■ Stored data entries
__________________________________________________
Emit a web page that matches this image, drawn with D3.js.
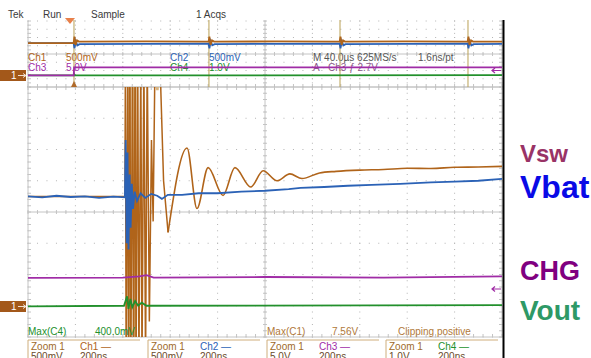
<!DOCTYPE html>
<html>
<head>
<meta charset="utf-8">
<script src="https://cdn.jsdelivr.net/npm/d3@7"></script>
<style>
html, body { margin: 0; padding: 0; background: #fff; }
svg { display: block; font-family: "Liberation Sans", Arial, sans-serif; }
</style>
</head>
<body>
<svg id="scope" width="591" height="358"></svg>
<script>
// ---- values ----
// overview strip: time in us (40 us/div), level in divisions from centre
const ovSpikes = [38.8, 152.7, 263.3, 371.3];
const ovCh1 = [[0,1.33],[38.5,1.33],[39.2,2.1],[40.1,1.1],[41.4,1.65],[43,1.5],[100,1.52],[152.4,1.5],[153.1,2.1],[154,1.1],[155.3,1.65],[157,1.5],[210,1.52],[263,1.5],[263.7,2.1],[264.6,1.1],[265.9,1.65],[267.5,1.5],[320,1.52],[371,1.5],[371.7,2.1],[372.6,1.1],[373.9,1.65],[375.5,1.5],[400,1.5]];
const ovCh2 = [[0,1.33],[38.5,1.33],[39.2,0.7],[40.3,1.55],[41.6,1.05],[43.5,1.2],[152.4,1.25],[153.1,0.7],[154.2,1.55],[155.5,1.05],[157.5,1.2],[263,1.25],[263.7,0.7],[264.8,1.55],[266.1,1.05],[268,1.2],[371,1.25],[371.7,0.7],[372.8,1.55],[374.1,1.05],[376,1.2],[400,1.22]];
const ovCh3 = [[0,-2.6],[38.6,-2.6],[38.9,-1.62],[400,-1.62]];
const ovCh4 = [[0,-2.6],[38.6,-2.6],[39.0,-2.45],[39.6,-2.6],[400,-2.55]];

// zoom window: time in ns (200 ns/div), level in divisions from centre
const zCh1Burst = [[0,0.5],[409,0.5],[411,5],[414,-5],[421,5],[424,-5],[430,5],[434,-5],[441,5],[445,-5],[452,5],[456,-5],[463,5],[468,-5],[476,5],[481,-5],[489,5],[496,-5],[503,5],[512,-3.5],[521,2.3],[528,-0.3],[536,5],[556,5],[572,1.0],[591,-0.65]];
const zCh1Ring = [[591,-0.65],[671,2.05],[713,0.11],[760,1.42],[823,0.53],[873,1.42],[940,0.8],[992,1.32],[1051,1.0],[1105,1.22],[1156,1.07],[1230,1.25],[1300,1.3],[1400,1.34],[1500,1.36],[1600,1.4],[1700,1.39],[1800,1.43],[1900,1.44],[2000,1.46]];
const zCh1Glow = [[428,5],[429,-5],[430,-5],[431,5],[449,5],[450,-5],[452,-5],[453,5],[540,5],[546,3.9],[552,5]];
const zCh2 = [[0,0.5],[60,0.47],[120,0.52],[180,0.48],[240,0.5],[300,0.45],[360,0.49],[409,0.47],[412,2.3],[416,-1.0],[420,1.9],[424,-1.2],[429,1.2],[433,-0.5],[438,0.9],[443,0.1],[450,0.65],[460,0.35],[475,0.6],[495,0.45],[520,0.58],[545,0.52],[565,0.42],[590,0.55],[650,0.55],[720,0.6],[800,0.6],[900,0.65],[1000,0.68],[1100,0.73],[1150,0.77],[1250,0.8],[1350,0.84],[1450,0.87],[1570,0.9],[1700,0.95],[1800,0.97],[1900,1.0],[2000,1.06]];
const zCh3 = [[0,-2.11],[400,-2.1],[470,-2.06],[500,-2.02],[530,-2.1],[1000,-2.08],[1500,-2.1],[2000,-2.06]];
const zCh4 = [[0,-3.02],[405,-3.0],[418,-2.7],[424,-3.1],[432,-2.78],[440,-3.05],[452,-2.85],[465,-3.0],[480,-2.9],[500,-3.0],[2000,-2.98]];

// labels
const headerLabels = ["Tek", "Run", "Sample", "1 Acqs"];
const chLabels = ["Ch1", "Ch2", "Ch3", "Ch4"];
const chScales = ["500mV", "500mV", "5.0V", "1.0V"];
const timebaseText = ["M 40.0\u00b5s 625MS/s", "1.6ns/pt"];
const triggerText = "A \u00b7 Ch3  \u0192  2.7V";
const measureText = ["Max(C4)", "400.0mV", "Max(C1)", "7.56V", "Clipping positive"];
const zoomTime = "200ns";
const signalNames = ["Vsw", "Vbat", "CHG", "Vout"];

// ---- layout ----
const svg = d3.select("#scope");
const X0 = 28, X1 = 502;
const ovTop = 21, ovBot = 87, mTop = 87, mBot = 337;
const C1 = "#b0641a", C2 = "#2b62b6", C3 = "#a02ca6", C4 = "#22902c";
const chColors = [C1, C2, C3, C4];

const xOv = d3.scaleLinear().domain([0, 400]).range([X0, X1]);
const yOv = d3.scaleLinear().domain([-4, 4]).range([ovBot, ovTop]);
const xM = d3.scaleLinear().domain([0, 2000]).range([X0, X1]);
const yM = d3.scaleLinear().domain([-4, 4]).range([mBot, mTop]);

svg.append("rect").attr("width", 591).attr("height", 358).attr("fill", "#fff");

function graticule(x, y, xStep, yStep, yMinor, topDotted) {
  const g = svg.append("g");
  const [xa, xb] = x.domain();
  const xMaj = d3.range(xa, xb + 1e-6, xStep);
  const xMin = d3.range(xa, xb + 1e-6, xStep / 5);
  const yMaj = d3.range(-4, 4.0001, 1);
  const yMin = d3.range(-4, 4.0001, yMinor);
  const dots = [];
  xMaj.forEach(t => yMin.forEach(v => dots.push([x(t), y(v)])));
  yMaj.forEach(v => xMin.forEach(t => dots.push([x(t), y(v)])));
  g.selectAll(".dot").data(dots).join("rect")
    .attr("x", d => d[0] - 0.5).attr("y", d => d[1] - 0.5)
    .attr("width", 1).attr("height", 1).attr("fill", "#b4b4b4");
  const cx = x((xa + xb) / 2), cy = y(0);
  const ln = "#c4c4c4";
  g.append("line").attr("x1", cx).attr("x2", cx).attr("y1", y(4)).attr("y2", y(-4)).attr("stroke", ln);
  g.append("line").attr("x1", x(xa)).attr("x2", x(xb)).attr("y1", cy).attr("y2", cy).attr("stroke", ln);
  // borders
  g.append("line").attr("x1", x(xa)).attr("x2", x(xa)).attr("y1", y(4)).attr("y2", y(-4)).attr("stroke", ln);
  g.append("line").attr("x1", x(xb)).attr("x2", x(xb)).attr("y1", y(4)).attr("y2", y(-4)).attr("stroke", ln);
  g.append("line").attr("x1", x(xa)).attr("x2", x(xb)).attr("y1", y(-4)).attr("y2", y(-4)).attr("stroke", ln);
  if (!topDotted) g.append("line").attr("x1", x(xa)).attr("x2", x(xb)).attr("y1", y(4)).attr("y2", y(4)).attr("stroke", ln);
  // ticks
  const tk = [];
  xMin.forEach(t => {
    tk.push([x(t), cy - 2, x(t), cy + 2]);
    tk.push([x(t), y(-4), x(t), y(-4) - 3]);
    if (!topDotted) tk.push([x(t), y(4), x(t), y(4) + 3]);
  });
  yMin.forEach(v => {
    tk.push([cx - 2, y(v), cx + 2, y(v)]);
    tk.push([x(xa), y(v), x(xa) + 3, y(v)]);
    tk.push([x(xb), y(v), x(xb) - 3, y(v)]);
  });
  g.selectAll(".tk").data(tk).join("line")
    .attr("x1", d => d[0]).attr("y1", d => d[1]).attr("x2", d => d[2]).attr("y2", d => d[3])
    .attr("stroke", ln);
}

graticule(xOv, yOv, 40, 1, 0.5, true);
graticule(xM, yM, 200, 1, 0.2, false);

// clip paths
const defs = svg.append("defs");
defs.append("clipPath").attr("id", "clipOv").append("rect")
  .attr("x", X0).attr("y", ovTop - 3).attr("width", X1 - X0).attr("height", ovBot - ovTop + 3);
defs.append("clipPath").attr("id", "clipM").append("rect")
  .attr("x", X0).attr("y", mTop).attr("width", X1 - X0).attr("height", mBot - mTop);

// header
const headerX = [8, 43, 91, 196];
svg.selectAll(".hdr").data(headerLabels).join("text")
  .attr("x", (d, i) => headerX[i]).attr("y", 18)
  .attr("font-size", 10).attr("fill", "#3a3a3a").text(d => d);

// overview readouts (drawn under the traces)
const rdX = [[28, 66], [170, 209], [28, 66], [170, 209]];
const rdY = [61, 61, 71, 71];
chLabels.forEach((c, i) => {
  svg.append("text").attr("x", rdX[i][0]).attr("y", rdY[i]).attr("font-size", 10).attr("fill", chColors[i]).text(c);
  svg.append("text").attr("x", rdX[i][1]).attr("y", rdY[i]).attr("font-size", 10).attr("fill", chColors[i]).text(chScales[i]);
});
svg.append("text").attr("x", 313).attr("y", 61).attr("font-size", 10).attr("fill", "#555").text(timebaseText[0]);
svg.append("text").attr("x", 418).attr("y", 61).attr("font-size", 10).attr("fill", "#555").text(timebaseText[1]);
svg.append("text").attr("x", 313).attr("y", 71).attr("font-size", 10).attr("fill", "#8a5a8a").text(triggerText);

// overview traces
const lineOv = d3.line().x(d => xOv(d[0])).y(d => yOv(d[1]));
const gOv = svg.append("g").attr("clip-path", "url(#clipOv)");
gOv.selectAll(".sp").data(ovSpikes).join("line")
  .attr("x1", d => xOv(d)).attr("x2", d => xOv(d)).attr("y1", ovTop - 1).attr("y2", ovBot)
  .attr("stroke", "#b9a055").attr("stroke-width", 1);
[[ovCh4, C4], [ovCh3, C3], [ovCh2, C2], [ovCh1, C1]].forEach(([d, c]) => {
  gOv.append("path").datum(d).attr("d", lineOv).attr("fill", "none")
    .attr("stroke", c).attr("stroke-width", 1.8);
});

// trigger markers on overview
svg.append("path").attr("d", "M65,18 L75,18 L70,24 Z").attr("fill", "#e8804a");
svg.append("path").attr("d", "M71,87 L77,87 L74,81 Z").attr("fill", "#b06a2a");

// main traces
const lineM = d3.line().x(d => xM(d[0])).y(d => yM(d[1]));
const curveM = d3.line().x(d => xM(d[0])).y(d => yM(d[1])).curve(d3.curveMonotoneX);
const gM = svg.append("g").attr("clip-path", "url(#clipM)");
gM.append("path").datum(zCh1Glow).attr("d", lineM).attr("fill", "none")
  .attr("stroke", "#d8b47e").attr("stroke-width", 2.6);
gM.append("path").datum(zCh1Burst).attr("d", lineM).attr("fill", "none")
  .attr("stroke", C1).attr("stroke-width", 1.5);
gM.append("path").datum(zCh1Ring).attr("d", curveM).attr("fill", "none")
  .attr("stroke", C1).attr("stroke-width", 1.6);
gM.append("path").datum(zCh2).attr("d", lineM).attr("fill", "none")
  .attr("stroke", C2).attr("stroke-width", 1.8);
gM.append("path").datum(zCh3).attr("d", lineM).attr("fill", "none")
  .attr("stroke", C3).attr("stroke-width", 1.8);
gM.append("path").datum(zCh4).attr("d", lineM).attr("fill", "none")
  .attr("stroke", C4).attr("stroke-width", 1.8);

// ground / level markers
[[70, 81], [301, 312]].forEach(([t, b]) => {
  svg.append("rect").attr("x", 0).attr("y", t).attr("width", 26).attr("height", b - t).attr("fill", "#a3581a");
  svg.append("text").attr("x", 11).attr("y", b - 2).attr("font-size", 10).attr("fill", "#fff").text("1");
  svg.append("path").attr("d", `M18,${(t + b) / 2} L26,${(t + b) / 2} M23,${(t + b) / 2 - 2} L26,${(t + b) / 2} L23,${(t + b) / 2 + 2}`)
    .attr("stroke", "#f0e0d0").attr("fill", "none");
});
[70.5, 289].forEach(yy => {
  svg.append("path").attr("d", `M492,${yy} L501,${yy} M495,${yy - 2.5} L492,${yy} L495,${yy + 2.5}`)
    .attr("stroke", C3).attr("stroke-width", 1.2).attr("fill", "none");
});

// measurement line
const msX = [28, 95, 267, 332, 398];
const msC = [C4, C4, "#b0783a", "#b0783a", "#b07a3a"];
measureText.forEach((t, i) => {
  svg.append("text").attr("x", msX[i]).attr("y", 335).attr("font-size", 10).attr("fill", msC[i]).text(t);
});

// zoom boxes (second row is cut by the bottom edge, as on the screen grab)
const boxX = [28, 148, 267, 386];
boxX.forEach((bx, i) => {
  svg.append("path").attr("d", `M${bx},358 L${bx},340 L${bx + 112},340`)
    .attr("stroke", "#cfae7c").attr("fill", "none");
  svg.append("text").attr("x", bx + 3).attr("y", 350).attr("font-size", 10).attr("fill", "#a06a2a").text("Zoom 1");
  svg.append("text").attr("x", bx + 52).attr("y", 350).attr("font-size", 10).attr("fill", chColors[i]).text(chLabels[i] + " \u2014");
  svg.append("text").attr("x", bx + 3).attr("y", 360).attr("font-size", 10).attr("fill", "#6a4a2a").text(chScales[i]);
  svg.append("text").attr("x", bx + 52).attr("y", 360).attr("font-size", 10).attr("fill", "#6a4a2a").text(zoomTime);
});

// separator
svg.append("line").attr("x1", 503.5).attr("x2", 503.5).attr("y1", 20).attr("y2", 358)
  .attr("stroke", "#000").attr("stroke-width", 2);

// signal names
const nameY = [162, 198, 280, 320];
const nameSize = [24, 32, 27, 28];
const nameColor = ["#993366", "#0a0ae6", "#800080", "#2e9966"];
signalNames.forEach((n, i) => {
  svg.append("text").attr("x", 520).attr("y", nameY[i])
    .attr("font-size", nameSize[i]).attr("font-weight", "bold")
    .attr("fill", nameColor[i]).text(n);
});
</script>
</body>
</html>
__________________________________________________
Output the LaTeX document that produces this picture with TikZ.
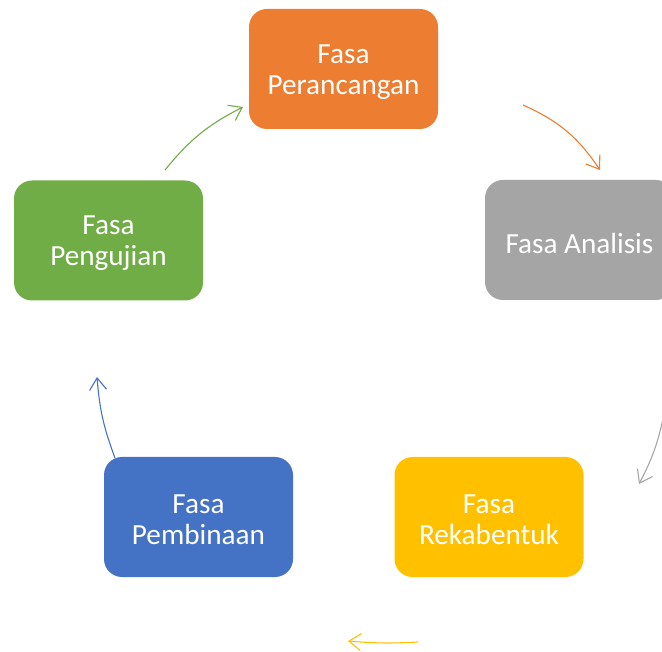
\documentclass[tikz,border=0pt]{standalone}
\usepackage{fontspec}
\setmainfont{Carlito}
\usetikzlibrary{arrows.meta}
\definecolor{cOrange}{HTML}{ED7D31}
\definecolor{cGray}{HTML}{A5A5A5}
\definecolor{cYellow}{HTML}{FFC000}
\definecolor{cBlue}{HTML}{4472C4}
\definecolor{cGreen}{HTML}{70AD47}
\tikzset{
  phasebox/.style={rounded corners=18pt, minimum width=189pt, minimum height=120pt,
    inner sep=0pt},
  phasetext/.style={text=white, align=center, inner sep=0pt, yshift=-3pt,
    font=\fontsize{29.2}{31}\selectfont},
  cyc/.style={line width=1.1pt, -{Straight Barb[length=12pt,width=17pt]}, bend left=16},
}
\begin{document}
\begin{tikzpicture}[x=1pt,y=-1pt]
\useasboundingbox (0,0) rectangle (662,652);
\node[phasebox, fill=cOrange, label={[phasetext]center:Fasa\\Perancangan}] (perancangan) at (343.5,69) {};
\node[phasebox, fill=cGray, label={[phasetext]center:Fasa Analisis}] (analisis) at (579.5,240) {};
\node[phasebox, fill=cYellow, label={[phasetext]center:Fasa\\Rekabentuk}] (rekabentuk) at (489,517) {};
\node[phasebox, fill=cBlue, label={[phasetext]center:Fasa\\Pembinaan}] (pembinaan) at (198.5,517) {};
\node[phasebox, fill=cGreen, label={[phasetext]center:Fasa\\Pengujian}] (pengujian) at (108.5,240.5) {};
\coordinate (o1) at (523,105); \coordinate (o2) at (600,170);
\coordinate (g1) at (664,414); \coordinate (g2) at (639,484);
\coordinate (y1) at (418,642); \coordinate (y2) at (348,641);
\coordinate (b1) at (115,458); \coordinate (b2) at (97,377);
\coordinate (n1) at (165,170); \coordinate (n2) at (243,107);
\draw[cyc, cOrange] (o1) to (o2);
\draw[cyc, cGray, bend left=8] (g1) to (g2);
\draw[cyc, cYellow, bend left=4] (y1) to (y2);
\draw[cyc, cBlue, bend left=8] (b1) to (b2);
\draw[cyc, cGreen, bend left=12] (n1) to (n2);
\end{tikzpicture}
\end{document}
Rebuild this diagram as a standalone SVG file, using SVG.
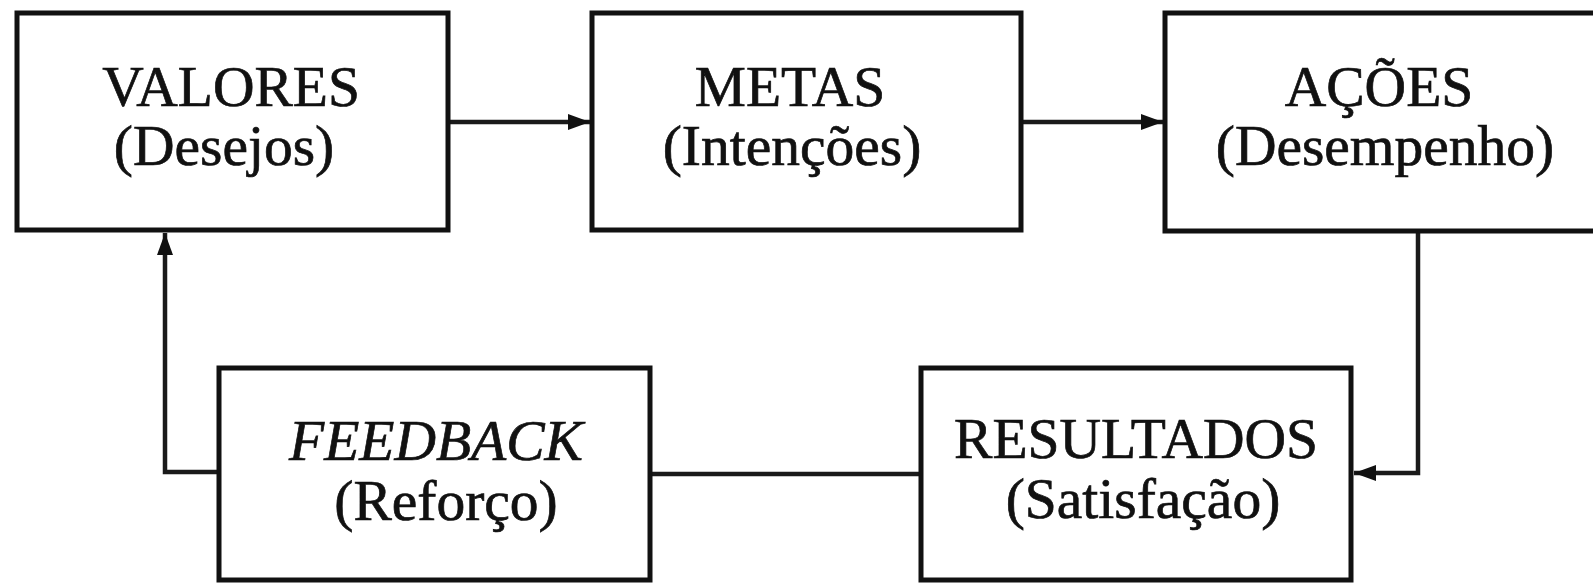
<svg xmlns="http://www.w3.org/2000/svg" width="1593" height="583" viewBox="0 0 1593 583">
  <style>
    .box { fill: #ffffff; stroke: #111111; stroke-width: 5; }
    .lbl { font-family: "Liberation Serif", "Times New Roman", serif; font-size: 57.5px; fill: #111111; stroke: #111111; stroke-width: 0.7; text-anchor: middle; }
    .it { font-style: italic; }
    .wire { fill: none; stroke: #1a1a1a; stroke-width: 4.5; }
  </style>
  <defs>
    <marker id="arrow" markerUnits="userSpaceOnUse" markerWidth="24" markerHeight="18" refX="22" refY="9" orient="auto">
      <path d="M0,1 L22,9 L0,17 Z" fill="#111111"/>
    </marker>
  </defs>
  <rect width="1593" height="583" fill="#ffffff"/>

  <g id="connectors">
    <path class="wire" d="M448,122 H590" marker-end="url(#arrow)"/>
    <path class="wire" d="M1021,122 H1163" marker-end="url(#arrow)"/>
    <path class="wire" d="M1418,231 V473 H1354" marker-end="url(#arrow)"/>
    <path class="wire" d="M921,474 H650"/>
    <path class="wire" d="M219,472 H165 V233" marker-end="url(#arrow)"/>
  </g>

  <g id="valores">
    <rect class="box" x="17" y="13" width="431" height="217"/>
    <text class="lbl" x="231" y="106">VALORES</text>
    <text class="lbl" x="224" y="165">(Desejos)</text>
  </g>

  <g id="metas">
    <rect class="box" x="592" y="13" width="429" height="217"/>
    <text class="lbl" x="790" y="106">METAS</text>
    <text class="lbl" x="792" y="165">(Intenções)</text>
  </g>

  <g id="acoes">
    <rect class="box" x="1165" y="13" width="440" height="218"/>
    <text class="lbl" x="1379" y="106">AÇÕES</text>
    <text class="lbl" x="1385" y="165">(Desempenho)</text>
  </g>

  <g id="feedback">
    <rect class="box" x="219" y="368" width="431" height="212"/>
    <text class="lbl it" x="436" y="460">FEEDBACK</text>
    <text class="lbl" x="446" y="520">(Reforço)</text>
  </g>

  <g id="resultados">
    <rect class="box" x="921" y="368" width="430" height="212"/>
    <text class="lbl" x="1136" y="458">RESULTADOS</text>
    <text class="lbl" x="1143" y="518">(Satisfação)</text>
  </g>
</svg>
__________________________________________________
■ What is required
Give the count of lines holding the word "standalone" and nothing more.

■ Result of this exercise
2